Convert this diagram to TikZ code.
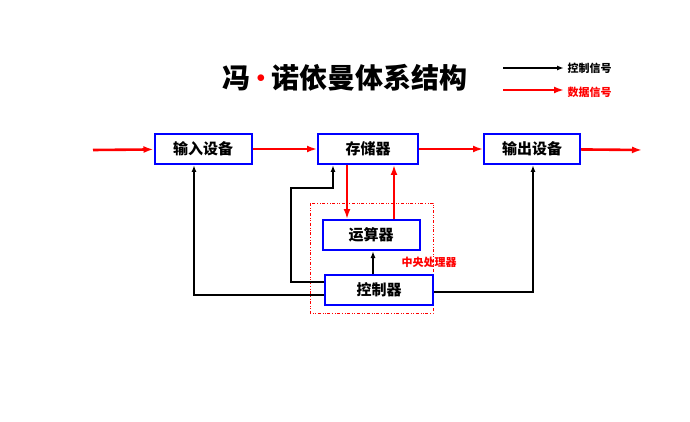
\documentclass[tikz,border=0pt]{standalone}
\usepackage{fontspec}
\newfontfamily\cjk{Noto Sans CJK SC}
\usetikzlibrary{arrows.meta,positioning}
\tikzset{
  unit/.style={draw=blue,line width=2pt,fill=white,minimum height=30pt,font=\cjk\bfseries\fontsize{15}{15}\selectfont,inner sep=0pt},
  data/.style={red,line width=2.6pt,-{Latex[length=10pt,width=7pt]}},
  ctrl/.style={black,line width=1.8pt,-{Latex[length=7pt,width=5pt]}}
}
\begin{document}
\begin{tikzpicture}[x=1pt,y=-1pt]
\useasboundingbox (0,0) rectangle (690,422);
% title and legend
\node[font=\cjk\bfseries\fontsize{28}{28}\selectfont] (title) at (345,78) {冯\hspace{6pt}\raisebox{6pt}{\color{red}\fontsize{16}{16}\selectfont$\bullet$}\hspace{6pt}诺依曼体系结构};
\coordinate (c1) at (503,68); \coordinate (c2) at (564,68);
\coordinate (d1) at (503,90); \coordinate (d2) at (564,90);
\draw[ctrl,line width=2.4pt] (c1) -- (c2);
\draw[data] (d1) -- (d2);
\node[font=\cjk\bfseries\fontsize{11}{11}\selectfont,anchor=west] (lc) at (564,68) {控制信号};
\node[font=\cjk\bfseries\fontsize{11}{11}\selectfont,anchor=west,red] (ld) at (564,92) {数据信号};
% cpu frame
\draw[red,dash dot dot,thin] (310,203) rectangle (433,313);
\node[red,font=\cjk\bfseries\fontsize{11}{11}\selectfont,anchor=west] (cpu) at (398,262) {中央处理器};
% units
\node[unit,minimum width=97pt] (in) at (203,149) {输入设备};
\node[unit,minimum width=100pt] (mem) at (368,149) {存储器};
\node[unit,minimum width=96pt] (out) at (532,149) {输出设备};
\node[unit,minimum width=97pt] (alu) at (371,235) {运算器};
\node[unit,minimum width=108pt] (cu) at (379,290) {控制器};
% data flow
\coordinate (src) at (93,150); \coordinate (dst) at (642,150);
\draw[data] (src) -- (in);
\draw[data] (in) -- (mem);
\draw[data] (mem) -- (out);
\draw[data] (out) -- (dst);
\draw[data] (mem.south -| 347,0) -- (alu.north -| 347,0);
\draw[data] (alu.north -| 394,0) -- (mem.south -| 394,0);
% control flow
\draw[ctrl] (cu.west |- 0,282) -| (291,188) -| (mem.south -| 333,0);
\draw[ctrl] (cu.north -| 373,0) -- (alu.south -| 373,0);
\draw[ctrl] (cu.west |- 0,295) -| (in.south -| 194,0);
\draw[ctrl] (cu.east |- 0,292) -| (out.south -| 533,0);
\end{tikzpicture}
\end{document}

○ ○ ○

● **What you should do**:
Transcribe the whole listing exactly. Pictures stay out of your copy.

● **Task answer**:
Convert this diagram to TikZ code.
\documentclass[tikz,border=0pt]{standalone}
\usepackage{fontspec}
\newfontfamily\cjk{Noto Sans CJK SC}
\usetikzlibrary{arrows.meta,positioning}
\tikzset{
  unit/.style={draw=blue,line width=2pt,fill=white,minimum height=30pt,font=\cjk\bfseries\fontsize{15}{15}\selectfont,inner sep=0pt},
  data/.style={red,line width=2.6pt,-{Latex[length=10pt,width=7pt]}},
  ctrl/.style={black,line width=1.8pt,-{Latex[length=7pt,width=5pt]}}
}
\begin{document}
\begin{tikzpicture}[x=1pt,y=-1pt]
\useasboundingbox (0,0) rectangle (690,422);
% title and legend
\node[font=\cjk\bfseries\fontsize{28}{28}\selectfont] (title) at (345,78) {冯\hspace{6pt}\raisebox{6pt}{\color{red}\fontsize{16}{16}\selectfont$\bullet$}\hspace{6pt}诺依曼体系结构};
\coordinate (c1) at (503,68); \coordinate (c2) at (564,68);
\coordinate (d1) at (503,90); \coordinate (d2) at (564,90);
\draw[ctrl,line width=2.4pt] (c1) -- (c2);
\draw[data] (d1) -- (d2);
\node[font=\cjk\bfseries\fontsize{11}{11}\selectfont,anchor=west] (lc) at (564,68) {控制信号};
\node[font=\cjk\bfseries\fontsize{11}{11}\selectfont,anchor=west,red] (ld) at (564,92) {数据信号};
% cpu frame
\draw[red,dash dot dot,thin] (310,203) rectangle (433,313);
\node[red,font=\cjk\bfseries\fontsize{11}{11}\selectfont,anchor=west] (cpu) at (398,262) {中央处理器};
% units
\node[unit,minimum width=97pt] (in) at (203,149) {输入设备};
\node[unit,minimum width=100pt] (mem) at (368,149) {存储器};
\node[unit,minimum width=96pt] (out) at (532,149) {输出设备};
\node[unit,minimum width=97pt] (alu) at (371,235) {运算器};
\node[unit,minimum width=108pt] (cu) at (379,290) {控制器};
% data flow
\coordinate (src) at (93,150); \coordinate (dst) at (642,150);
\draw[data] (src) -- (in);
\draw[data] (in) -- (mem);
\draw[data] (mem) -- (out);
\draw[data] (out) -- (dst);
\draw[data] (mem.south -| 347,0) -- (alu.north -| 347,0);
\draw[data] (alu.north -| 394,0) -- (mem.south -| 394,0);
% control flow
\draw[ctrl] (cu.west |- 0,282) -| (291,188) -| (mem.south -| 333,0);
\draw[ctrl] (cu.north -| 373,0) -- (alu.south -| 373,0);
\draw[ctrl] (cu.west |- 0,295) -| (in.south -| 194,0);
\draw[ctrl] (cu.east |- 0,292) -| (out.south -| 533,0);
\end{tikzpicture}
\end{document}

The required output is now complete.